同様のチューニングを望んだカスタマーの声に応えて、ポルシェは「Sonderwunsch programm(特別注文プログラム)」部門を設立。それによってポルシェのクオリティを損なうことなくフラットノーズを希望するカスタマーのもとへ送り届ける体制を整えた。同部門によるフラッハバウ・モデルは、フロントフェンダーをハンドメイドで改造することで生み出されていった。
オプションのスポーツシートも装着している
ノーマルの911が持つフロントエンドは美しいスラントノーズに変化を遂げ、それはもちろん935のイメージをダイレクトに感じさせてくれるスタイルそのものだった。ヘッドランプは通常はそのスラントノーズにぴったりとフィットするカバーで隠される一般的なリトラクタブル形式だが、そのオプション・パッケージは車両価格の60%にも相当する、非常に高価なモデルだった。
もちろん例の特別注文プログラムで、さらに多くのオプションや特別な装備を選択すれば、その価格は比例してより高くなったのはいうまでもない。
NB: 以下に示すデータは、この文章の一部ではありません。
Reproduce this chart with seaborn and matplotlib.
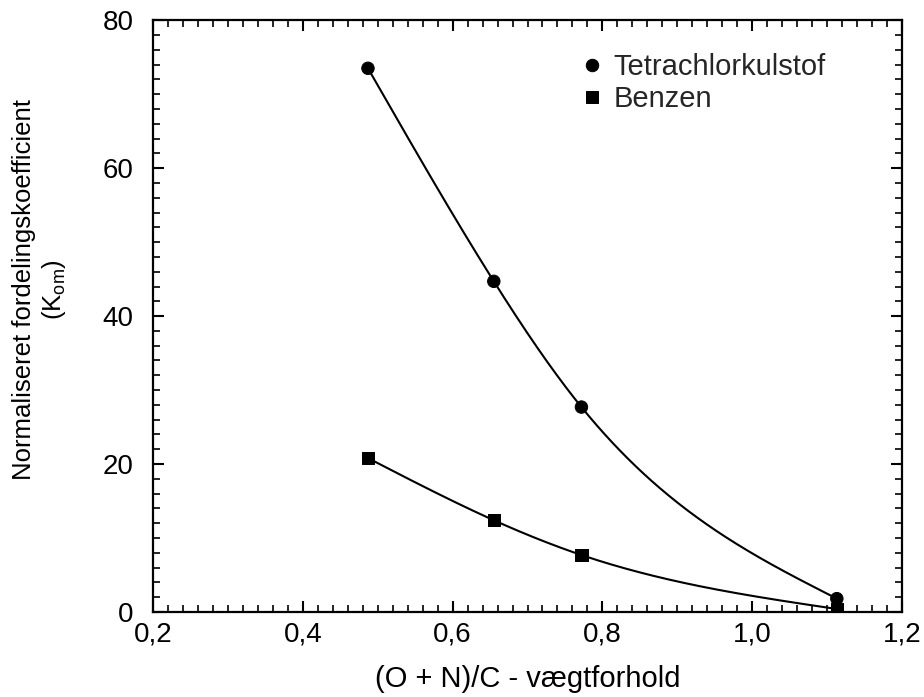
import numpy as np
import pandas as pd
import matplotlib
matplotlib.use("Agg")
import matplotlib.pyplot as plt
import seaborn as sns
from matplotlib.ticker import MultipleLocator, FuncFormatter

# Data
x_tetra = [0.487, 0.655, 0.772, 1.113]
y_tetra = [73.5, 44.7, 27.7, 1.8]
x_benzen = [0.487, 0.655, 0.772, 1.113]
y_benzen = [20.8, 12.4, 7.7, 0.4]
series_names = ["Tetrachlorkulstof", "Benzen"]

sns.set_theme(style="white")
plt.rcParams['font.family'] = ['Liberation Sans', 'DejaVu Sans']
plt.rcParams['mathtext.fontset'] = 'custom'
plt.rcParams['mathtext.rm'] = 'Liberation Sans'
plt.rcParams['mathtext.it'] = 'Liberation Sans'


def natural_spline(x, y, n=300):
    # smooth line through the data points (natural cubic spline)
    x = np.asarray(x, float); y = np.asarray(y, float)
    k = len(x)
    h = np.diff(x)
    A = np.zeros((k, k)); b = np.zeros(k)
    A[0, 0] = 1; A[-1, -1] = 1
    for i in range(1, k - 1):
        A[i, i - 1] = h[i - 1]
        A[i, i] = 2 * (h[i - 1] + h[i])
        A[i, i + 1] = h[i]
        b[i] = 3 * ((y[i + 1] - y[i]) / h[i] - (y[i] - y[i - 1]) / h[i - 1])
    c = np.linalg.solve(A, b)
    xs = np.linspace(x[0], x[-1], n)
    ys = np.empty_like(xs)
    for j, xv in enumerate(xs):
        i = min(np.searchsorted(x, xv, side='right') - 1, k - 2)
        dx = xv - x[i]
        bi = (y[i + 1] - y[i]) / h[i] - h[i] * (2 * c[i] + c[i + 1]) / 3
        di = (c[i + 1] - c[i]) / (3 * h[i])
        ys[j] = y[i] + bi * dx + c[i] * dx ** 2 + di * dx ** 3
    return xs, ys


fig = plt.figure(figsize=(9.24, 6.97), dpi=100)
ax = fig.add_axes([0.1656, 0.122, 0.8106, 0.849])

df = pd.DataFrame({
    "x": x_tetra + x_benzen,
    "y": y_tetra + y_benzen,
    "serie": [series_names[0]] * len(x_tetra) + [series_names[1]] * len(x_benzen),
})

curves = []
for name, xx, yy in [(series_names[0], x_tetra, y_tetra), (series_names[1], x_benzen, y_benzen)]:
    xs, ys = natural_spline(xx, yy)
    curves.append(pd.DataFrame({"x": xs, "y": ys, "serie": name}))
cdf = pd.concat(curves)

sns.lineplot(data=cdf, x="x", y="y", units="serie", estimator=None, color="black",
             linewidth=1.5, ax=ax, legend=False, sort=False)
sns.scatterplot(data=df, x="x", y="y", style="serie", markers={series_names[0]: "o", series_names[1]: "s"},
                color="black", s=80, edgecolor="black", ax=ax, zorder=3)

ax.set_xlim(0.2, 1.2)
ax.set_ylim(0, 80)
ax.xaxis.set_major_locator(MultipleLocator(0.2))
ax.xaxis.set_minor_locator(MultipleLocator(0.02))
ax.yaxis.set_major_locator(MultipleLocator(20))
ax.yaxis.set_minor_locator(MultipleLocator(2))
ax.xaxis.set_major_formatter(FuncFormatter(lambda v, p: f"{v:.1f}".replace(".", ",")))
ax.yaxis.set_major_formatter(FuncFormatter(lambda v, p: f"{v:.0f}"))
ax.tick_params(which="both", direction="in", top=True, right=True, left=True, bottom=True,
               color="black", labelsize=20, labelcolor="black")
ax.tick_params(which="major", length=8, width=1.5)
ax.tick_params(which="minor", length=5, width=1.2)
ax.tick_params(axis="y", which="major", pad=14)
ax.tick_params(axis="x", which="major", pad=7)
for s in ax.spines.values():
    s.set_visible(True)
    s.set_color("black")
    s.set_linewidth(1.6)

ax.set_xlabel("(O + N)/C - vægtforhold", fontsize=21, color="black")
ax.xaxis.set_label_coords(0.5, -0.09)
ax.set_ylabel("Normaliseret fordelingskoefficient\n(K$_{\\mathrm{om}}$)", fontsize=18.5,
              color="black", linespacing=1.15)
ax.yaxis.set_label_coords(-0.114, 0.545)

leg = ax.legend(loc="upper left", bbox_to_anchor=(0.609, 0.941), bbox_transform=fig.transFigure,
                borderaxespad=0, frameon=False, fontsize=21,
                handletextpad=0.15, labelspacing=0.15, markerscale=1.0, title=None,
                handlelength=1.2)

fig.savefig("out.png", dpi=100)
それだけに911ターボ フラットノーズの販売台数は、トータルで948台と限られたものだった。そのうちアメリカ市場には160台がデリバリーされ、残りはヨーロッパやほかのグローバル市場でオーナーのもとに納車された。ちなみにヨーロッパ仕様の911ターボ・フラットノーズ(オプション・コードではM506、アメリカ向けの同コードはM505となる)には、330psの最高出力を誇るWLSパフォーマンスキットが同時に装着された例がほとんどで、これはエンジンのアップグレードキットを意味するもの。
大型化されたK27型ターボやウェイストゲート、フロントマウントのオイルクーラー、また制御系では点火時期や燃料マップがリニューアルされている。最高速は278km/h、0−96km/h加速は4.85秒と、その運動性能も当時としては空力性能が貢献した、じつに魅力的なものだった。
今回のパリ・オークションに出品された911ターボ フラットノーズは、1986年式のモデル。新車時からポルシェでフラッハバウ仕様として製作された1台である。ボディとインテリアも、グランプリホワイトとブリリアン・レッドという工場出荷時のままの状態。オプションではスポーツシートとリミテッドスリップデフが装備されていることが確認されている。
新車でスウェーデンにデリバリーされた後、現在まですべての時間をスカンジナビアで過ごしたとされるこのモデルの走行距離は16万9695kmに達しているが、その間のサービスやメンテナンスがきちんと行われていることは、添付されるサービスブックがこれを証明している。
RMサザビースでは予想落札価格で17万~22万ユーロ(邦貨換算約2720万円~3520万円)を提示したが、結局オークション当日に落札者は現れず、同車は現在17万ユーロで販売が継続されている状態だ。